Getting back to the thrust of the Opening Post that suggested we may have to push back the dating of first trials of agriculture by maybe 11,000 years, I was impressed by
Forrest_Dump’s contribution in which he questioned some of the conclusions. I managed to locate the original article on which this thread was based. The full text is available free on
http://www.ncbi.nlm.nih.gov/pubmed/26200895 and the conclusions quite clear, but questionable, and the authors admit this to some extent.
ConclusionsWe suggest that the Ohalo II archaeobotanical remains indicate that the locals practiced small-scale cultivation, with no evidence for its continuation in the following period. Similar failed trials with new techniques are known from the history of technology but the ideas remain within the generally same population [62]. There are several lines of evidence supporting this suggestion: (i) The large numbers of edible grasses, wild wheat, wild barley and wild oat; (ii) The large numbers of proto-weeds; (iii) The common presence of domestic-type disarticulation scars, far beyond the normal representation in wild populations, and (iv) The presence of the earliest sickle blades, indicating planned cereal harvesting. Indeed, it is important to note that we do not claim a domesticated status for the Ohalo II wheat and barley. We assume that such trial cultivation could be the reason for the significant representation of domestic-type rachises. In turn, the domestic-type rachis is probably an indication of some evolutionary change, similar to the process that took place some ten millennia or so later, when wheat and barley became fully domesticated.

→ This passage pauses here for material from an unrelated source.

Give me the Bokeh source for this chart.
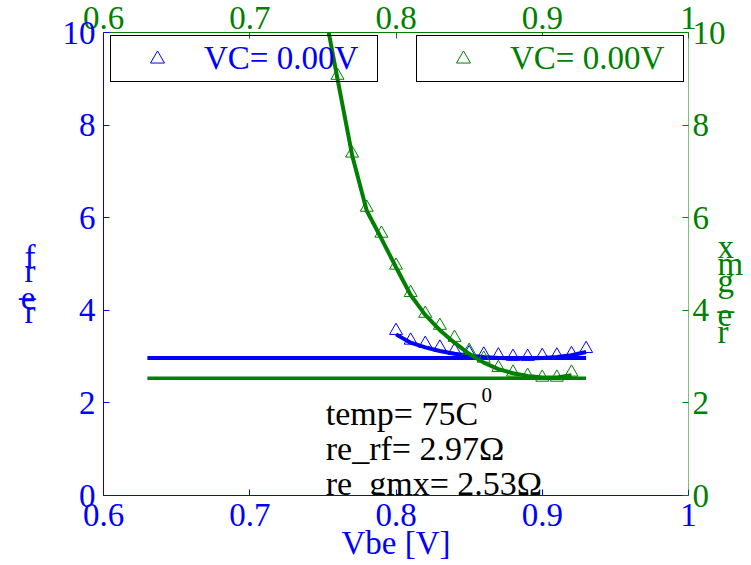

However, these changes likely disappeared after the short Ohalo II cultivation endeavor, although archaeobotanical data (and sickle blades) are still lacking from the immediately succeeding sitesI believe everyone associated with this site assumes that it was a relatively short-lived settlement and that the carbon-dating of its brief existence (because of flooding following the Ice Age) was accurate enough to be c 23000 years ago.
Re Conclusion i, I would have expected less than 13 species of edible grasses amongst the final accumulation if the inhabitants had observed even 10 years of experimental planning.
Re Conclusion ii, read Forest_Dump’s contribution above. I would add to that my own personal experience of witnessing horses turn paddocks with prime pasture into paddocks of weeds by selectively eating the best grasses. My suggestion is that hunter-gatherers with preferential sickle-harvesting of wild cereal-type grasses would achieve the same effect as horses in nearby fields. Only the weeds survive.
Re Conclusion iii, I know nothing about disarticulation scars and so prefer not to comment.
Re Conclusion iv, I’m with
Forest_Dump that the same tools would be used for the harvesting of wild cereal grasses as for cultivated crops. I would also like to add a probability that these people had the same size brain as ourselves and would therefore be just as intelligent. And on this basis I would like to ask why they would bother to attempt to plant and grow cereal grasses, when they were growing in abundance over hundreds of square kilometres naturally (my imagination and guessing at the latter). If you read the original article, you will see that they found far more seeds of much smaller size grass variety than they did of what we regard as large cereal types; I find it hard to believe that they would collect anything and everything if they'd successfully cultivated larger seeds.
I apologise, but I’m just not convinced by this article that we can yet push the development of agriculture back another 8000 or 11000 years. Obviously it does indicate intimate contact with edible seeds as a precursor to the development of planting and harvesting - hence agriculture.